-- Start Data lines --

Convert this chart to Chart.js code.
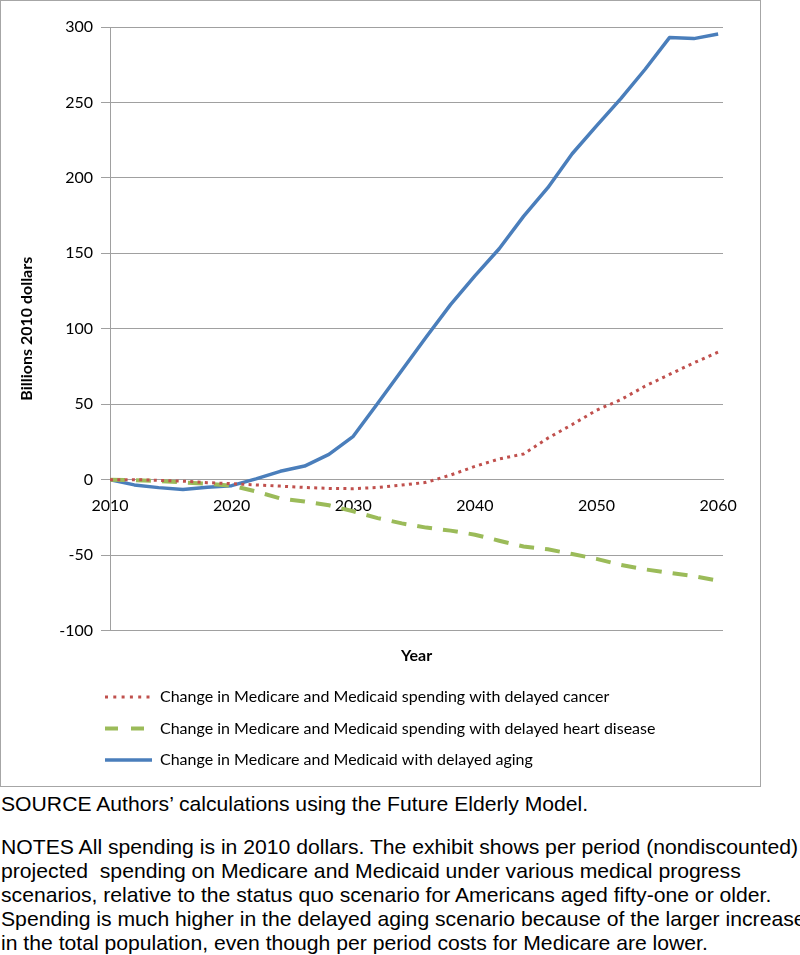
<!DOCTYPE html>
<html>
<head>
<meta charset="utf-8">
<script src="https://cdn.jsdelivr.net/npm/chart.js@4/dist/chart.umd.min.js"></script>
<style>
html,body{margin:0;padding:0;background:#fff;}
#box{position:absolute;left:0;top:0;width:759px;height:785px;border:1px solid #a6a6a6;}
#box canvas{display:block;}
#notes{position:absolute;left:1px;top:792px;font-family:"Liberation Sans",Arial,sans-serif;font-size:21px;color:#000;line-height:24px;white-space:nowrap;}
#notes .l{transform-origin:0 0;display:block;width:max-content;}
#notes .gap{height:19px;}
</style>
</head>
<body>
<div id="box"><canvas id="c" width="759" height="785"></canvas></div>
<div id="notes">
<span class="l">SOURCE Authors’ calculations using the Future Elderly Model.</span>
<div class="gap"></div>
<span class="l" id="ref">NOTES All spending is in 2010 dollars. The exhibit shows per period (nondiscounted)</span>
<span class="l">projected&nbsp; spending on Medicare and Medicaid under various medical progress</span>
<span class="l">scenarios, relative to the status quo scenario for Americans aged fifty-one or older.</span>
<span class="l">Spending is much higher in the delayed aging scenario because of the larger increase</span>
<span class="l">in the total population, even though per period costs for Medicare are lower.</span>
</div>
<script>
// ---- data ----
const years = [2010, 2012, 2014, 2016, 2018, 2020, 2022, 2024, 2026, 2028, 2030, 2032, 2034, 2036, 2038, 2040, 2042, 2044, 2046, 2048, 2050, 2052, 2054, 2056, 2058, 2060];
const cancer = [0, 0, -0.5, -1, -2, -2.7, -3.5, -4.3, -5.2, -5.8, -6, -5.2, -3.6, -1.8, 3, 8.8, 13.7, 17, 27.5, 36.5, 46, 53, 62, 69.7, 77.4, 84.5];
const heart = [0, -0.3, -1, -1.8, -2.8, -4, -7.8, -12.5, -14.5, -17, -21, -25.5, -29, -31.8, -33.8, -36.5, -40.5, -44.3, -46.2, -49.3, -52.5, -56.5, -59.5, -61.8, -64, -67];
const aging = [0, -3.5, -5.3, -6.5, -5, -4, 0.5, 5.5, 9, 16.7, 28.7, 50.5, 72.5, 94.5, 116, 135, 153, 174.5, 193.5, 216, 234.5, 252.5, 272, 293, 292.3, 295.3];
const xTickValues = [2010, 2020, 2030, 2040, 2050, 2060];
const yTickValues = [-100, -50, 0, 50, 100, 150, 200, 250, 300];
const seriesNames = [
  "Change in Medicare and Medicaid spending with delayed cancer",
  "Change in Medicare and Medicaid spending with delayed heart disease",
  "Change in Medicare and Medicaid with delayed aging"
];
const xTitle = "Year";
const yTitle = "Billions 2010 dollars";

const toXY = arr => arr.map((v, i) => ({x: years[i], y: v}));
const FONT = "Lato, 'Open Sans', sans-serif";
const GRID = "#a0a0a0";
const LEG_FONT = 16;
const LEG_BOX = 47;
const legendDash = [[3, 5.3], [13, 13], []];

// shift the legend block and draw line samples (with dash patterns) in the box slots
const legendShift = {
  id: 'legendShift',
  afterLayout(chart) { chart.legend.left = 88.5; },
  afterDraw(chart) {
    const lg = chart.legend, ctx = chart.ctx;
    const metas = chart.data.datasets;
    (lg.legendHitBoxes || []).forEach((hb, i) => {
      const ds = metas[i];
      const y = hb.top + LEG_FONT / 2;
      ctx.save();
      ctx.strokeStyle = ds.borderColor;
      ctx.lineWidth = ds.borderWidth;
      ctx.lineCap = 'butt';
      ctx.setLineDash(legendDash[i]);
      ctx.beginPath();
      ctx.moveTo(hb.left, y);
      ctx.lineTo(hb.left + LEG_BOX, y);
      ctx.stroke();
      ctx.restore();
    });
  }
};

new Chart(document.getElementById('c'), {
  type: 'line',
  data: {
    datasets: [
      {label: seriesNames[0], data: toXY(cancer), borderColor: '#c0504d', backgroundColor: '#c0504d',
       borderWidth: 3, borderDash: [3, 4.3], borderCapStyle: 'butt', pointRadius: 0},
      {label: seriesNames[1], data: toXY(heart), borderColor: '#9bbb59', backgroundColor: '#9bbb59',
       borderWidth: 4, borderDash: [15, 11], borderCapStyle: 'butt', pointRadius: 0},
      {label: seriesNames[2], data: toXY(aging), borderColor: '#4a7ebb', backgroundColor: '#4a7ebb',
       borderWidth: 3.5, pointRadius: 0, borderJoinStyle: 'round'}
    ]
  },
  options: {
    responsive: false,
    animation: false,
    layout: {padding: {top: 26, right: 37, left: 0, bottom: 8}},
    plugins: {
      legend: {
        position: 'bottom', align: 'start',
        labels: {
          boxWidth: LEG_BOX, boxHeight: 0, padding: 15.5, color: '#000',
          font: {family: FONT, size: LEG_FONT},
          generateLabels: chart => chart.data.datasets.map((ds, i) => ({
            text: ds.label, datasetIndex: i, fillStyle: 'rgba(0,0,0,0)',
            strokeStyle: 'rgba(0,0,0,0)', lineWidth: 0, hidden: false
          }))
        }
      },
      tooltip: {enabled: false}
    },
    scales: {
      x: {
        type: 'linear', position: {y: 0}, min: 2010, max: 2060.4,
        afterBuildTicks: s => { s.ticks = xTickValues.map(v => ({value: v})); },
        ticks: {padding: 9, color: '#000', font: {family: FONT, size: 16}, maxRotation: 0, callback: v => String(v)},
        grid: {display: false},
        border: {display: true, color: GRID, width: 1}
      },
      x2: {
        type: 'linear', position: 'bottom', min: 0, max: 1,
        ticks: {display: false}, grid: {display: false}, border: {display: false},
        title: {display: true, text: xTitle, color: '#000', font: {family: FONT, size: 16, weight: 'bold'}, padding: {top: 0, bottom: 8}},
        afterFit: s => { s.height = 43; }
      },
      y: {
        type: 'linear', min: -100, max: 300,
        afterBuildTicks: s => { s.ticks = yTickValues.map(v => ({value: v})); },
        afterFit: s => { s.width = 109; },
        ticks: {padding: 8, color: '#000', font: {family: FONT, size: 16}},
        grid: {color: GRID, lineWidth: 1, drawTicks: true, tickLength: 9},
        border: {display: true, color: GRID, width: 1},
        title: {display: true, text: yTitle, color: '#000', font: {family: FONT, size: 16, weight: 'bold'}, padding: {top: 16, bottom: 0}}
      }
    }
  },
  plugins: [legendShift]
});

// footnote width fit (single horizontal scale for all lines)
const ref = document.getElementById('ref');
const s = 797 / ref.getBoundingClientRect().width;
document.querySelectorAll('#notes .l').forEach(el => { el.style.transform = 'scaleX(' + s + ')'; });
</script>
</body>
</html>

-- End Data lines --

* _Direction_
Restate the listing above word for word, and skip the pictures.

* _Correct result_
Convert this chart to Chart.js code.
<!DOCTYPE html>
<html>
<head>
<meta charset="utf-8">
<script src="https://cdn.jsdelivr.net/npm/chart.js@4/dist/chart.umd.min.js"></script>
<style>
html,body{margin:0;padding:0;background:#fff;}
#box{position:absolute;left:0;top:0;width:759px;height:785px;border:1px solid #a6a6a6;}
#box canvas{display:block;}
#notes{position:absolute;left:1px;top:792px;font-family:"Liberation Sans",Arial,sans-serif;font-size:21px;color:#000;line-height:24px;white-space:nowrap;}
#notes .l{transform-origin:0 0;display:block;width:max-content;}
#notes .gap{height:19px;}
</style>
</head>
<body>
<div id="box"><canvas id="c" width="759" height="785"></canvas></div>
<div id="notes">
<span class="l">SOURCE Authors’ calculations using the Future Elderly Model.</span>
<div class="gap"></div>
<span class="l" id="ref">NOTES All spending is in 2010 dollars. The exhibit shows per period (nondiscounted)</span>
<span class="l">projected&nbsp; spending on Medicare and Medicaid under various medical progress</span>
<span class="l">scenarios, relative to the status quo scenario for Americans aged fifty-one or older.</span>
<span class="l">Spending is much higher in the delayed aging scenario because of the larger increase</span>
<span class="l">in the total population, even though per period costs for Medicare are lower.</span>
</div>
<script>
// ---- data ----
const years = [2010, 2012, 2014, 2016, 2018, 2020, 2022, 2024, 2026, 2028, 2030, 2032, 2034, 2036, 2038, 2040, 2042, 2044, 2046, 2048, 2050, 2052, 2054, 2056, 2058, 2060];
const cancer = [0, 0, -0.5, -1, -2, -2.7, -3.5, -4.3, -5.2, -5.8, -6, -5.2, -3.6, -1.8, 3, 8.8, 13.7, 17, 27.5, 36.5, 46, 53, 62, 69.7, 77.4, 84.5];
const heart = [0, -0.3, -1, -1.8, -2.8, -4, -7.8, -12.5, -14.5, -17, -21, -25.5, -29, -31.8, -33.8, -36.5, -40.5, -44.3, -46.2, -49.3, -52.5, -56.5, -59.5, -61.8, -64, -67];
const aging = [0, -3.5, -5.3, -6.5, -5, -4, 0.5, 5.5, 9, 16.7, 28.7, 50.5, 72.5, 94.5, 116, 135, 153, 174.5, 193.5, 216, 234.5, 252.5, 272, 293, 292.3, 295.3];
const xTickValues = [2010, 2020, 2030, 2040, 2050, 2060];
const yTickValues = [-100, -50, 0, 50, 100, 150, 200, 250, 300];
const seriesNames = [
  "Change in Medicare and Medicaid spending with delayed cancer",
  "Change in Medicare and Medicaid spending with delayed heart disease",
  "Change in Medicare and Medicaid with delayed aging"
];
const xTitle = "Year";
const yTitle = "Billions 2010 dollars";

const toXY = arr => arr.map((v, i) => ({x: years[i], y: v}));
const FONT = "Lato, 'Open Sans', sans-serif";
const GRID = "#a0a0a0";
const LEG_FONT = 16;
const LEG_BOX = 47;
const legendDash = [[3, 5.3], [13, 13], []];

// shift the legend block and draw line samples (with dash patterns) in the box slots
const legendShift = {
  id: 'legendShift',
  afterLayout(chart) { chart.legend.left = 88.5; },
  afterDraw(chart) {
    const lg = chart.legend, ctx = chart.ctx;
    const metas = chart.data.datasets;
    (lg.legendHitBoxes || []).forEach((hb, i) => {
      const ds = metas[i];
      const y = hb.top + LEG_FONT / 2;
      ctx.save();
      ctx.strokeStyle = ds.borderColor;
      ctx.lineWidth = ds.borderWidth;
      ctx.lineCap = 'butt';
      ctx.setLineDash(legendDash[i]);
      ctx.beginPath();
      ctx.moveTo(hb.left, y);
      ctx.lineTo(hb.left + LEG_BOX, y);
      ctx.stroke();
      ctx.restore();
    });
  }
};

new Chart(document.getElementById('c'), {
  type: 'line',
  data: {
    datasets: [
      {label: seriesNames[0], data: toXY(cancer), borderColor: '#c0504d', backgroundColor: '#c0504d',
       borderWidth: 3, borderDash: [3, 4.3], borderCapStyle: 'butt', pointRadius: 0},
      {label: seriesNames[1], data: toXY(heart), borderColor: '#9bbb59', backgroundColor: '#9bbb59',
       borderWidth: 4, borderDash: [15, 11], borderCapStyle: 'butt', pointRadius: 0},
      {label: seriesNames[2], data: toXY(aging), borderColor: '#4a7ebb', backgroundColor: '#4a7ebb',
       borderWidth: 3.5, pointRadius: 0, borderJoinStyle: 'round'}
    ]
  },
  options: {
    responsive: false,
    animation: false,
    layout: {padding: {top: 26, right: 37, left: 0, bottom: 8}},
    plugins: {
      legend: {
        position: 'bottom', align: 'start',
        labels: {
          boxWidth: LEG_BOX, boxHeight: 0, padding: 15.5, color: '#000',
          font: {family: FONT, size: LEG_FONT},
          generateLabels: chart => chart.data.datasets.map((ds, i) => ({
            text: ds.label, datasetIndex: i, fillStyle: 'rgba(0,0,0,0)',
            strokeStyle: 'rgba(0,0,0,0)', lineWidth: 0, hidden: false
          }))
        }
      },
      tooltip: {enabled: false}
    },
    scales: {
      x: {
        type: 'linear', position: {y: 0}, min: 2010, max: 2060.4,
        afterBuildTicks: s => { s.ticks = xTickValues.map(v => ({value: v})); },
        ticks: {padding: 9, color: '#000', font: {family: FONT, size: 16}, maxRotation: 0, callback: v => String(v)},
        grid: {display: false},
        border: {display: true, color: GRID, width: 1}
      },
      x2: {
        type: 'linear', position: 'bottom', min: 0, max: 1,
        ticks: {display: false}, grid: {display: false}, border: {display: false},
        title: {display: true, text: xTitle, color: '#000', font: {family: FONT, size: 16, weight: 'bold'}, padding: {top: 0, bottom: 8}},
        afterFit: s => { s.height = 43; }
      },
      y: {
        type: 'linear', min: -100, max: 300,
        afterBuildTicks: s => { s.ticks = yTickValues.map(v => ({value: v})); },
        afterFit: s => { s.width = 109; },
        ticks: {padding: 8, color: '#000', font: {family: FONT, size: 16}},
        grid: {color: GRID, lineWidth: 1, drawTicks: true, tickLength: 9},
        border: {display: true, color: GRID, width: 1},
        title: {display: true, text: yTitle, color: '#000', font: {family: FONT, size: 16, weight: 'bold'}, padding: {top: 16, bottom: 0}}
      }
    }
  },
  plugins: [legendShift]
});

// footnote width fit (single horizontal scale for all lines)
const ref = document.getElementById('ref');
const s = 797 / ref.getBoundingClientRect().width;
document.querySelectorAll('#notes .l').forEach(el => { el.style.transform = 'scaleX(' + s + ')'; });
</script>
</body>
</html>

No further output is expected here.